Go through the data below and copy it exactly, skipping every picture.

### Provided material
____________

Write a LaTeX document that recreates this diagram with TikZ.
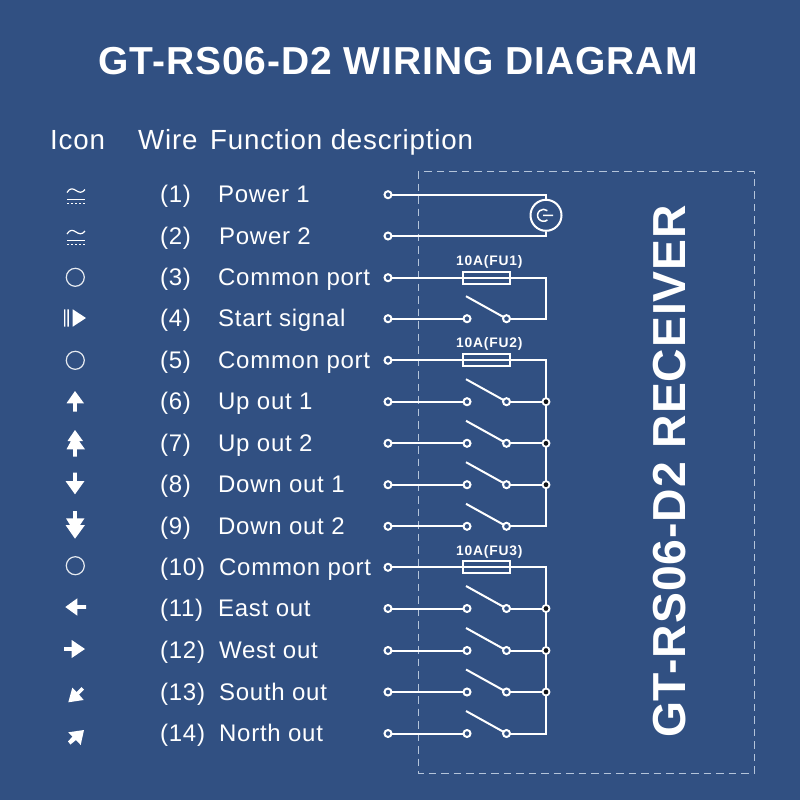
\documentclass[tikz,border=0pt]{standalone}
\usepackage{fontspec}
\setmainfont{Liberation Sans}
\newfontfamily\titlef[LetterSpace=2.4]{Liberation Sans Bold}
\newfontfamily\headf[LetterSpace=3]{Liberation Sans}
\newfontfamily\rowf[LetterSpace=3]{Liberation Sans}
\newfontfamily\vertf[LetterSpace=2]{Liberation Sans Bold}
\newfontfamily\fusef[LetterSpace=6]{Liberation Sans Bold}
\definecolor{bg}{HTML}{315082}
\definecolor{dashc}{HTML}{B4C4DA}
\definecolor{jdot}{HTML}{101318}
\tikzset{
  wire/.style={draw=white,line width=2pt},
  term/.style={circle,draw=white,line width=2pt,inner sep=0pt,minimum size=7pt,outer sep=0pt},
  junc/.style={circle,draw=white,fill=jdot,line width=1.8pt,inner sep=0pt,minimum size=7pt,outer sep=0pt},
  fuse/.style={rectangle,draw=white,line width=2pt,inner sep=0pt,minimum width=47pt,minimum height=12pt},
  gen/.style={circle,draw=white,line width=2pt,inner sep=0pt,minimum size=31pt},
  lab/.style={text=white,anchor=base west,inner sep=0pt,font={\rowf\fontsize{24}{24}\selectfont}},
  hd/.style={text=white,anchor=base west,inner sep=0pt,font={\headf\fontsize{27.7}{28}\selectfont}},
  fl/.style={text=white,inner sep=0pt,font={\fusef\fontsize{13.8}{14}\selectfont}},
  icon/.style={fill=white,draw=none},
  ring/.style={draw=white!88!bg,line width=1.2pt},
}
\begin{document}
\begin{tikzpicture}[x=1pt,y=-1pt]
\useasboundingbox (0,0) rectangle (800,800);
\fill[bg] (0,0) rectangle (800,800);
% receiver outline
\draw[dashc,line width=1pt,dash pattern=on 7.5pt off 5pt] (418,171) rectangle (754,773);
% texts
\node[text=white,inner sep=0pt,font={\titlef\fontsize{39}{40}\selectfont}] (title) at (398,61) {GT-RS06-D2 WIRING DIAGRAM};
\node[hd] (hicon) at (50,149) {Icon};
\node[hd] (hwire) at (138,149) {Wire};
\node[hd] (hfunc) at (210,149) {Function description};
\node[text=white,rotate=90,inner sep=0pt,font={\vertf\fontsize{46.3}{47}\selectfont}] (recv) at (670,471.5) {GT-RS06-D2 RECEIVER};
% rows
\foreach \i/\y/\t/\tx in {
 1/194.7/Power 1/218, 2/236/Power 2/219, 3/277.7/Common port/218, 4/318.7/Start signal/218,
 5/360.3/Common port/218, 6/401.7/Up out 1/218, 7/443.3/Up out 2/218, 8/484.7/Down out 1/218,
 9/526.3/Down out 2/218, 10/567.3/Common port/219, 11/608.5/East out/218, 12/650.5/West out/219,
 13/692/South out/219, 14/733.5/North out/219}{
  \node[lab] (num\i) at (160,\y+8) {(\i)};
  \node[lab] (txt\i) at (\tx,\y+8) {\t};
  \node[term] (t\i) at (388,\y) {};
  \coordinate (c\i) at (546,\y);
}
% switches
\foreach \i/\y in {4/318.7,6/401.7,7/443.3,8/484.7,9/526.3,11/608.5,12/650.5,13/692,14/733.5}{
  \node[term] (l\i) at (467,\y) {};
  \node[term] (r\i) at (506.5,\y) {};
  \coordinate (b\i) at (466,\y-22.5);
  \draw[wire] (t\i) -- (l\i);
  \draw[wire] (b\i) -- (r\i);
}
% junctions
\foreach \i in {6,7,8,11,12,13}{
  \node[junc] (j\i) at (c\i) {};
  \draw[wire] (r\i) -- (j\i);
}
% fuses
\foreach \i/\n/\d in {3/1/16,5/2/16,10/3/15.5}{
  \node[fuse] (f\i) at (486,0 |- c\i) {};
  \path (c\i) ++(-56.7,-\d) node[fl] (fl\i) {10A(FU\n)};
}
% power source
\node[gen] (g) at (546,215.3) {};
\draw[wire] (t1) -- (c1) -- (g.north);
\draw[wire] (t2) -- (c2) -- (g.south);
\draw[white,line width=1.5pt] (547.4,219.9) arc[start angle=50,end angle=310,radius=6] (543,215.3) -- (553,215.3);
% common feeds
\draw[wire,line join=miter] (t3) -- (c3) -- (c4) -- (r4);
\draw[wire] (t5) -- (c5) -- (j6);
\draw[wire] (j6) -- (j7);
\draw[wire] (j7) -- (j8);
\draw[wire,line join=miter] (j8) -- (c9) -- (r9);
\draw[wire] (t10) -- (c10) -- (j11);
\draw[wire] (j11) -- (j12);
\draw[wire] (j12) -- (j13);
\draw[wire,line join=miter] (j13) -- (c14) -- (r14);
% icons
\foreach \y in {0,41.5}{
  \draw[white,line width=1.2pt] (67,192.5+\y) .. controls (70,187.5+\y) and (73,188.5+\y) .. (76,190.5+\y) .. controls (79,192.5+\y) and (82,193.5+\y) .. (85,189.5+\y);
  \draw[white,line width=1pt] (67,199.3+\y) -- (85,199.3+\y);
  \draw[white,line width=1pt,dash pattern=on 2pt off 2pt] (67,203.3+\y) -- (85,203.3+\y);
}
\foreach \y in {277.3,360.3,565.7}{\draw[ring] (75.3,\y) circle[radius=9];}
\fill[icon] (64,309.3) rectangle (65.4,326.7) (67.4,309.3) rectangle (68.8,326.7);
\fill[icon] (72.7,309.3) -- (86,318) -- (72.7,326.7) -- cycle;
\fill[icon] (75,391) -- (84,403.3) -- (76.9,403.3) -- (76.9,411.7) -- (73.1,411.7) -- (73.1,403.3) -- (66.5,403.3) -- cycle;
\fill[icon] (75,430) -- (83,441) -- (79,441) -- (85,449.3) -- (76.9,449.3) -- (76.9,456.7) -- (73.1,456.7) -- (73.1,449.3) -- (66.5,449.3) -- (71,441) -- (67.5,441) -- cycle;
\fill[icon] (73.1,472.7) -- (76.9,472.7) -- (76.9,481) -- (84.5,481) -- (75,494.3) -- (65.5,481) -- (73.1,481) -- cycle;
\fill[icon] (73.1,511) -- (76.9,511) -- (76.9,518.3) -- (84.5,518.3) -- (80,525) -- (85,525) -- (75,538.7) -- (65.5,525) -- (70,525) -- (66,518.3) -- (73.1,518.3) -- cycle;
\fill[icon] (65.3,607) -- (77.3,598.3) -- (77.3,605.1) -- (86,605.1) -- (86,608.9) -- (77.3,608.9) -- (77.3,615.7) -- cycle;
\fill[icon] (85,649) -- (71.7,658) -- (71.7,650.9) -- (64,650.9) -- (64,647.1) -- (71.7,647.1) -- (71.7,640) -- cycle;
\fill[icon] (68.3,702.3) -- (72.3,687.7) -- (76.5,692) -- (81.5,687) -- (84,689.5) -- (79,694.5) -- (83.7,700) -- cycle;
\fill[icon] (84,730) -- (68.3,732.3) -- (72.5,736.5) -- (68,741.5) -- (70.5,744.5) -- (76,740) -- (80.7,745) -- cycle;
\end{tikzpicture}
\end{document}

____________

### Written response
Write a LaTeX document that recreates this diagram with TikZ.
\documentclass[tikz,border=0pt]{standalone}
\usepackage{fontspec}
\setmainfont{Liberation Sans}
\newfontfamily\titlef[LetterSpace=2.4]{Liberation Sans Bold}
\newfontfamily\headf[LetterSpace=3]{Liberation Sans}
\newfontfamily\rowf[LetterSpace=3]{Liberation Sans}
\newfontfamily\vertf[LetterSpace=2]{Liberation Sans Bold}
\newfontfamily\fusef[LetterSpace=6]{Liberation Sans Bold}
\definecolor{bg}{HTML}{315082}
\definecolor{dashc}{HTML}{B4C4DA}
\definecolor{jdot}{HTML}{101318}
\tikzset{
  wire/.style={draw=white,line width=2pt},
  term/.style={circle,draw=white,line width=2pt,inner sep=0pt,minimum size=7pt,outer sep=0pt},
  junc/.style={circle,draw=white,fill=jdot,line width=1.8pt,inner sep=0pt,minimum size=7pt,outer sep=0pt},
  fuse/.style={rectangle,draw=white,line width=2pt,inner sep=0pt,minimum width=47pt,minimum height=12pt},
  gen/.style={circle,draw=white,line width=2pt,inner sep=0pt,minimum size=31pt},
  lab/.style={text=white,anchor=base west,inner sep=0pt,font={\rowf\fontsize{24}{24}\selectfont}},
  hd/.style={text=white,anchor=base west,inner sep=0pt,font={\headf\fontsize{27.7}{28}\selectfont}},
  fl/.style={text=white,inner sep=0pt,font={\fusef\fontsize{13.8}{14}\selectfont}},
  icon/.style={fill=white,draw=none},
  ring/.style={draw=white!88!bg,line width=1.2pt},
}
\begin{document}
\begin{tikzpicture}[x=1pt,y=-1pt]
\useasboundingbox (0,0) rectangle (800,800);
\fill[bg] (0,0) rectangle (800,800);
% receiver outline
\draw[dashc,line width=1pt,dash pattern=on 7.5pt off 5pt] (418,171) rectangle (754,773);
% texts
\node[text=white,inner sep=0pt,font={\titlef\fontsize{39}{40}\selectfont}] (title) at (398,61) {GT-RS06-D2 WIRING DIAGRAM};
\node[hd] (hicon) at (50,149) {Icon};
\node[hd] (hwire) at (138,149) {Wire};
\node[hd] (hfunc) at (210,149) {Function description};
\node[text=white,rotate=90,inner sep=0pt,font={\vertf\fontsize{46.3}{47}\selectfont}] (recv) at (670,471.5) {GT-RS06-D2 RECEIVER};
% rows
\foreach \i/\y/\t/\tx in {
 1/194.7/Power 1/218, 2/236/Power 2/219, 3/277.7/Common port/218, 4/318.7/Start signal/218,
 5/360.3/Common port/218, 6/401.7/Up out 1/218, 7/443.3/Up out 2/218, 8/484.7/Down out 1/218,
 9/526.3/Down out 2/218, 10/567.3/Common port/219, 11/608.5/East out/218, 12/650.5/West out/219,
 13/692/South out/219, 14/733.5/North out/219}{
  \node[lab] (num\i) at (160,\y+8) {(\i)};
  \node[lab] (txt\i) at (\tx,\y+8) {\t};
  \node[term] (t\i) at (388,\y) {};
  \coordinate (c\i) at (546,\y);
}
% switches
\foreach \i/\y in {4/318.7,6/401.7,7/443.3,8/484.7,9/526.3,11/608.5,12/650.5,13/692,14/733.5}{
  \node[term] (l\i) at (467,\y) {};
  \node[term] (r\i) at (506.5,\y) {};
  \coordinate (b\i) at (466,\y-22.5);
  \draw[wire] (t\i) -- (l\i);
  \draw[wire] (b\i) -- (r\i);
}
% junctions
\foreach \i in {6,7,8,11,12,13}{
  \node[junc] (j\i) at (c\i) {};
  \draw[wire] (r\i) -- (j\i);
}
% fuses
\foreach \i/\n/\d in {3/1/16,5/2/16,10/3/15.5}{
  \node[fuse] (f\i) at (486,0 |- c\i) {};
  \path (c\i) ++(-56.7,-\d) node[fl] (fl\i) {10A(FU\n)};
}
% power source
\node[gen] (g) at (546,215.3) {};
\draw[wire] (t1) -- (c1) -- (g.north);
\draw[wire] (t2) -- (c2) -- (g.south);
\draw[white,line width=1.5pt] (547.4,219.9) arc[start angle=50,end angle=310,radius=6] (543,215.3) -- (553,215.3);
% common feeds
\draw[wire,line join=miter] (t3) -- (c3) -- (c4) -- (r4);
\draw[wire] (t5) -- (c5) -- (j6);
\draw[wire] (j6) -- (j7);
\draw[wire] (j7) -- (j8);
\draw[wire,line join=miter] (j8) -- (c9) -- (r9);
\draw[wire] (t10) -- (c10) -- (j11);
\draw[wire] (j11) -- (j12);
\draw[wire] (j12) -- (j13);
\draw[wire,line join=miter] (j13) -- (c14) -- (r14);
% icons
\foreach \y in {0,41.5}{
  \draw[white,line width=1.2pt] (67,192.5+\y) .. controls (70,187.5+\y) and (73,188.5+\y) .. (76,190.5+\y) .. controls (79,192.5+\y) and (82,193.5+\y) .. (85,189.5+\y);
  \draw[white,line width=1pt] (67,199.3+\y) -- (85,199.3+\y);
  \draw[white,line width=1pt,dash pattern=on 2pt off 2pt] (67,203.3+\y) -- (85,203.3+\y);
}
\foreach \y in {277.3,360.3,565.7}{\draw[ring] (75.3,\y) circle[radius=9];}
\fill[icon] (64,309.3) rectangle (65.4,326.7) (67.4,309.3) rectangle (68.8,326.7);
\fill[icon] (72.7,309.3) -- (86,318) -- (72.7,326.7) -- cycle;
\fill[icon] (75,391) -- (84,403.3) -- (76.9,403.3) -- (76.9,411.7) -- (73.1,411.7) -- (73.1,403.3) -- (66.5,403.3) -- cycle;
\fill[icon] (75,430) -- (83,441) -- (79,441) -- (85,449.3) -- (76.9,449.3) -- (76.9,456.7) -- (73.1,456.7) -- (73.1,449.3) -- (66.5,449.3) -- (71,441) -- (67.5,441) -- cycle;
\fill[icon] (73.1,472.7) -- (76.9,472.7) -- (76.9,481) -- (84.5,481) -- (75,494.3) -- (65.5,481) -- (73.1,481) -- cycle;
\fill[icon] (73.1,511) -- (76.9,511) -- (76.9,518.3) -- (84.5,518.3) -- (80,525) -- (85,525) -- (75,538.7) -- (65.5,525) -- (70,525) -- (66,518.3) -- (73.1,518.3) -- cycle;
\fill[icon] (65.3,607) -- (77.3,598.3) -- (77.3,605.1) -- (86,605.1) -- (86,608.9) -- (77.3,608.9) -- (77.3,615.7) -- cycle;
\fill[icon] (85,649) -- (71.7,658) -- (71.7,650.9) -- (64,650.9) -- (64,647.1) -- (71.7,647.1) -- (71.7,640) -- cycle;
\fill[icon] (68.3,702.3) -- (72.3,687.7) -- (76.5,692) -- (81.5,687) -- (84,689.5) -- (79,694.5) -- (83.7,700) -- cycle;
\fill[icon] (84,730) -- (68.3,732.3) -- (72.5,736.5) -- (68,741.5) -- (70.5,744.5) -- (76,740) -- (80.7,745) -- cycle;
\end{tikzpicture}
\end{document}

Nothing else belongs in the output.